The Trump administration is reviewing U.S. export control policy with an eye toward relaxing restrictions that block sales to some countries of unmanned aerial vehicles. Industry is encouraging the review, with one major manufacturer saying it has mounted “a very strong campaign” to educate lawmakers on the consequences of limiting such exports.
The policy reassessment is taking two tracks. Under the eight-month-old Trump administration, federal agencies have been more receptive to clearing UAV exports under existing policy, as evidenced in June when the State Department approved the sale of 22 General Atomics MQ-9B Sea Guardians to India. The U.S. announced a new export policy in February 2015 that provided for the sale of military and commercial UAVs to other than close allies on a case-by-case basis, but it required that recipient nations agree to “end use assurances” as a condition of sale.
Longer term, the U.S. seeks to change how UAVs are categorized by the Missile Technology Control Regime (MTCR), an assemblage of 35 nations that have agreed to limit the proliferation of missiles and missile technology. Changes to the multilateral agreement then would flow to broader export policy.
“There seems to be more interest in the Trump administration in supporting U.S. industry and foreign sales of UAVs than maybe there was in the prior [Obama] administration,” said Eric McClafferty, an attorney specializing in international trade with the law firm Kelley Drye. “They’re looking at particular license applications and proposals with a little more liberal view toward allowing U.S. companies to make those sales within the parameters of existing policy. Secondly, you have this MTCR approach where they’re trying to carve out different treatment of UAVs under the MTCR.”

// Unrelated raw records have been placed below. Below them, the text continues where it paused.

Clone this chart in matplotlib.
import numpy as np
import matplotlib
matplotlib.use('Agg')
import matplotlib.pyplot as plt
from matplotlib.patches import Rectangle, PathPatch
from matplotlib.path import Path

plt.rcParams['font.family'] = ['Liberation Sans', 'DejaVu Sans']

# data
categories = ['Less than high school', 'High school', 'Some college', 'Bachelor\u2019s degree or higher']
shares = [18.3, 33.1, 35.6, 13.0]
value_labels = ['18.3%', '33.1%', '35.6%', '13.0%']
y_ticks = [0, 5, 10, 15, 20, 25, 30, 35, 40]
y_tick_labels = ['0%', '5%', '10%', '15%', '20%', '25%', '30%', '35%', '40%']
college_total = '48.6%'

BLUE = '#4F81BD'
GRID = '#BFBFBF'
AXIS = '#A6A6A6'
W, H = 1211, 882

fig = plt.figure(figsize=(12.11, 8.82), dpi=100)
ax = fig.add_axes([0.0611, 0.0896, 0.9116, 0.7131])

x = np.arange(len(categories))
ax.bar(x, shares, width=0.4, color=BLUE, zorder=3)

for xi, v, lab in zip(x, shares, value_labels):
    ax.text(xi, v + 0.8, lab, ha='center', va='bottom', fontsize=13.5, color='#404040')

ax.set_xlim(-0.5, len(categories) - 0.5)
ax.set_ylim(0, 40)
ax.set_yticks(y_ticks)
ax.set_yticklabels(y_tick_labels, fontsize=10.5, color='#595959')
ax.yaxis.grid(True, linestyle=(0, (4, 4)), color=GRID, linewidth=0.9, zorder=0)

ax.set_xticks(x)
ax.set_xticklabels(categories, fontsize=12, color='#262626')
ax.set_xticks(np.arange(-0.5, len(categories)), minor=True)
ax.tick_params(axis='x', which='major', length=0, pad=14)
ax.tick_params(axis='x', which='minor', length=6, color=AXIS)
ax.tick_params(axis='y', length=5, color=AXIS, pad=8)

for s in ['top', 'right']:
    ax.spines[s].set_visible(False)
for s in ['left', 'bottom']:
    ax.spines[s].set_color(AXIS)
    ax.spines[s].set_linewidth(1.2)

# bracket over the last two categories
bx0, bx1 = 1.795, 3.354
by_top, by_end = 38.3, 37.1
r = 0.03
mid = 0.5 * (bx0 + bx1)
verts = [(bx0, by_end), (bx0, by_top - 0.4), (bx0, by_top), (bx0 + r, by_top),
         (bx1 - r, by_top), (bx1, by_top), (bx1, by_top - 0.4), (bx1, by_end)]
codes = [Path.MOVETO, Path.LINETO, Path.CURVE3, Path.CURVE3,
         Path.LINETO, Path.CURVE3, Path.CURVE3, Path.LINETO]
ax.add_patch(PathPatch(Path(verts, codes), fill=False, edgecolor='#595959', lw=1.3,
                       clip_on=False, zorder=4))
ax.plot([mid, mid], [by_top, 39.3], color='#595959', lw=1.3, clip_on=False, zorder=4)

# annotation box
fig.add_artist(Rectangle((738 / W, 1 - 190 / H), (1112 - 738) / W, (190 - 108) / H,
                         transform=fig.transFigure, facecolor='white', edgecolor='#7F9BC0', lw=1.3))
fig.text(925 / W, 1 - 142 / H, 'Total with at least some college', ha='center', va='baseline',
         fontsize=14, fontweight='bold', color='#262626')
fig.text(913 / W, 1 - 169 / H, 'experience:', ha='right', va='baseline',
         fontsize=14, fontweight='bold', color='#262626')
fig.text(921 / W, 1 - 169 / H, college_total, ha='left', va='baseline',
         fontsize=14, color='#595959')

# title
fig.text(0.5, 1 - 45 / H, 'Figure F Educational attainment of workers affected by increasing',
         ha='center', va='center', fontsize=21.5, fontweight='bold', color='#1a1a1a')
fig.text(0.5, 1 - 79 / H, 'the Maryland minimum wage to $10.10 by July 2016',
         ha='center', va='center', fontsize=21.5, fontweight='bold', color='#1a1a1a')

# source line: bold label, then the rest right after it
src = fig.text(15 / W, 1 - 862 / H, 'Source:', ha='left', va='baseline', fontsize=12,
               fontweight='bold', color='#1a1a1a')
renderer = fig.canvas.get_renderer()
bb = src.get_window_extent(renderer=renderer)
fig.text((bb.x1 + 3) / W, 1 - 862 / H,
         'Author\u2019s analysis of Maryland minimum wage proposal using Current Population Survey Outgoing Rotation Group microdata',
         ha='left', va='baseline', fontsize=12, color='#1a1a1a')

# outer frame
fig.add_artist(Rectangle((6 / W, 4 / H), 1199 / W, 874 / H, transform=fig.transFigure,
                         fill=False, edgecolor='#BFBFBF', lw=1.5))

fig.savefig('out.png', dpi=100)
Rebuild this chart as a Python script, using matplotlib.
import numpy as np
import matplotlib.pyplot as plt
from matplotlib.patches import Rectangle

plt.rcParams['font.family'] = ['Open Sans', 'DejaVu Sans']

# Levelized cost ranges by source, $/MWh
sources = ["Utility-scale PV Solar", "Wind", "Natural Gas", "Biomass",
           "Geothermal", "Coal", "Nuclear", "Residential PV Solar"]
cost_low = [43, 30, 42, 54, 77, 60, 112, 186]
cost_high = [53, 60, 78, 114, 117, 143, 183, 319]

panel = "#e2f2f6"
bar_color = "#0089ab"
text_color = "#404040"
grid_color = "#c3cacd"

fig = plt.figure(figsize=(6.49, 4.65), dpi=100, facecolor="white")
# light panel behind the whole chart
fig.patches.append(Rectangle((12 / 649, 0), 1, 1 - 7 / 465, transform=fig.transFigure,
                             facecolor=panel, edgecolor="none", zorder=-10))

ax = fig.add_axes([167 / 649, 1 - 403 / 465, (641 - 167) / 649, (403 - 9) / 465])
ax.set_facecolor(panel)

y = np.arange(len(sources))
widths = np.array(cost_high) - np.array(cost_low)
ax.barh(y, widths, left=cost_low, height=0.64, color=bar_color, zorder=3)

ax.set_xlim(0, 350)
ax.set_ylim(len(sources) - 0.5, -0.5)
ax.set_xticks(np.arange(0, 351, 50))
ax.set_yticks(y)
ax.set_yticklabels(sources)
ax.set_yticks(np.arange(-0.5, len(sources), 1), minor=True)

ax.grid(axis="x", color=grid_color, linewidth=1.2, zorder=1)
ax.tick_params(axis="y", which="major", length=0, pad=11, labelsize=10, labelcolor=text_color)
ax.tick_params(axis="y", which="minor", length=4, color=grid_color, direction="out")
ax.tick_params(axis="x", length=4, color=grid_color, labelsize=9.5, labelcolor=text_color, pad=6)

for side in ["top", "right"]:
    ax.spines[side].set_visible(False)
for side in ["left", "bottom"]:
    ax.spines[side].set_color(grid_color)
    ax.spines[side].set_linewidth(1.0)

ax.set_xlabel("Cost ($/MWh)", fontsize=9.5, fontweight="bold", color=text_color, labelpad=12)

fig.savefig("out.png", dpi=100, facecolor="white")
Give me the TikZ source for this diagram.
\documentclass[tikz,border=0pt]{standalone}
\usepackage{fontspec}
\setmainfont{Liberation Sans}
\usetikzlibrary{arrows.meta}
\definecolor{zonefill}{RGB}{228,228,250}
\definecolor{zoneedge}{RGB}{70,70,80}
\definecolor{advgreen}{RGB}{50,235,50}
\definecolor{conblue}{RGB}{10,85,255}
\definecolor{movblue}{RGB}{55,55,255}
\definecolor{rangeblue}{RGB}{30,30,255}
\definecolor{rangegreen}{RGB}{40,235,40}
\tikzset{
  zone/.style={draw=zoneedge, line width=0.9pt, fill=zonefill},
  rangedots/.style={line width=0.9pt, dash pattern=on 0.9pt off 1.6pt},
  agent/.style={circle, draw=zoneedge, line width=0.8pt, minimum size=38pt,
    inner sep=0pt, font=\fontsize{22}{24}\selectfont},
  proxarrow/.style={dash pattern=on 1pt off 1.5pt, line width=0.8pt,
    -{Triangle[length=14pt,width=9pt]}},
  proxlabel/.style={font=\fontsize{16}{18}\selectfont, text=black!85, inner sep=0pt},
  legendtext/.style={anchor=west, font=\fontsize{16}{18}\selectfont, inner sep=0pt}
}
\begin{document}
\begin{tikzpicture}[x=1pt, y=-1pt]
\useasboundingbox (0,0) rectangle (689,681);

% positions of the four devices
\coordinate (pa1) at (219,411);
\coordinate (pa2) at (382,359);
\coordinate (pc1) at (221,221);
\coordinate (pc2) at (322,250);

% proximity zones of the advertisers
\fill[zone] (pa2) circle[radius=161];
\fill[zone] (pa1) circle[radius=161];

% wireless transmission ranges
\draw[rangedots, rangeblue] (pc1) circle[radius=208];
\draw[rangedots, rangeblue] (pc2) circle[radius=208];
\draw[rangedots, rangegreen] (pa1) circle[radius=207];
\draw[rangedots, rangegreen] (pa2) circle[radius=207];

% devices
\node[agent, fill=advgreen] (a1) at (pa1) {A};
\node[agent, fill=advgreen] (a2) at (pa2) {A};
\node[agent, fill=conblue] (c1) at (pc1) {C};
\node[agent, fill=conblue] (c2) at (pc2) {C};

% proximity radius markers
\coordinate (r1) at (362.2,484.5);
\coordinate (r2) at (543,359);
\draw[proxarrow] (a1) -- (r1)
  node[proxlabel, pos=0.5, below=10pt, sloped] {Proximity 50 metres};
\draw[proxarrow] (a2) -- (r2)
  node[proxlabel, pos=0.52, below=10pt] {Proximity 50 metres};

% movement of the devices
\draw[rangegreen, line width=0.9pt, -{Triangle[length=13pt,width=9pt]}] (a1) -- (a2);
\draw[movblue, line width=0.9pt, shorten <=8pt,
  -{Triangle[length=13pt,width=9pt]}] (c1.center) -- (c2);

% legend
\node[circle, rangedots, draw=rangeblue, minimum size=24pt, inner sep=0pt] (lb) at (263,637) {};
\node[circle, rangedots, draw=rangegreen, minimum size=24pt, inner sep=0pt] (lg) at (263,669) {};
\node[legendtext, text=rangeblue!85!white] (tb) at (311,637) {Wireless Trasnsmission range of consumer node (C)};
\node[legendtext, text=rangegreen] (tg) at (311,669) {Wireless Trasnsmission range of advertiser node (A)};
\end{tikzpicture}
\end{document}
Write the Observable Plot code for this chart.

Under the current administration, U.S. negotiators are preparing a white paper to present at the MTCR Technical Experts Meeting in October; the expectation is the paper will make the case that UAVs should be treated differently than the missile technology the regime seeks to contain. Assuming it is accepted, the proposal would then be taken up at the group’s following plenary meeting.
“The idea in that white paper, as I understand it, is to take a look at segregating out certain UAVs that would currently be considered Category 1 and potentially moving them into Category 2,” said McClafferty.
As described by the MTCR, Category 1 items include ballistic missiles, space launch vehicles, sounding rockets and UAVs—including cruise missiles and target and reconnaissance drones—capable of delivering a 500 kg (1,102 pound) or greater payload to a range of at least 300 km (186 miles). To these items, “greatest restraint is applied” in allowing their transfer between nations. Category 2 items can have the same 300 km or greater range, but are less capable in the payload they can carry.
“What I think they’re settling on is looking at a speed criterion, to be able to drop out some of the Cat 1 UAVs down into Cat 2,” based on how fast an unmanned aircraft flies, with the dividing line falling somewhere in the range of 500 km to 800 km (310 miles-to-497 miles) per hour, said McClafferty. There could also be a distinction made between turboprop- and jet-powered aircraft, he surmised.
Domestic manufacturers of unmanned aircraft systems have chafed against U.S. export control policy and the MTCR for years. During a roundtable meeting with reporters in mid-August at the Poway, California, headquarters of General Atomics Aeronautical Systems (GA-ASI), CEO Linden Blue described his company’s efforts to affect U.S. government policy. Traditionally guarded in its public profile, GA-ASI described the media visit as its first such event.
"For recent years and under multiple administrations we’ve been active in trying to educate the executive branch and the legislative branch on the effects of the MTCR on particularly the medium-altitude UAV and the consequences of severely limiting our ability to export beyond NATO and the treaty allies and sometimes even within NATO and the treaty allies,” said Blue. “We have a very strong campaign going on to educate [policymakers] on the consequences. We can only speculate on what’s going to be received and acted upon.”
Blue was outspoken in arguing that export restrictions are handcuffing U.S. industry while allowing other countries such as China that are less constrained to sell UAVs abroad. In its latest annual report to Congress on the state of China’s military, the U.S. Department of Defense said China in recent years has sold armed drones to several countries in the Middle East, including Iraq, Saudi Arabia, Egypt and UAE. In June, China’s Chengdu Aircraft group displayed the Wing Loong II medium-altitude long-endurance UAV—which bears a close resemblance to GA-ASI’s MQ-9 Reaper—at the Paris Air Show. “They’re here,” Blue said, when asked how soon China will become competitive.
"The approach is not to say, ‘let us sell more’ because nobody really cares,” Blue said of GA-ASI’s approach to the issue. “Part of the education process is that if you don’t have the ability to provide hardware and, importantly, all the logistics support into some of these countries that are friendly to the United States but not treaty allies, not in NATO, then what you end up doing is indirectly subsidizing foreign competition that goes into those countries and sells the hardware.
"But when you sell hardware like this that means you also begin building a logistics chain and you begin starting a system integration with those local militaries that’s going to last for many years—decades probably,” he continued. “You’re setting it up for someone else to do that and for the United States not to do that. It’s an abdication of American influence from the government perspective that we are focusing on.”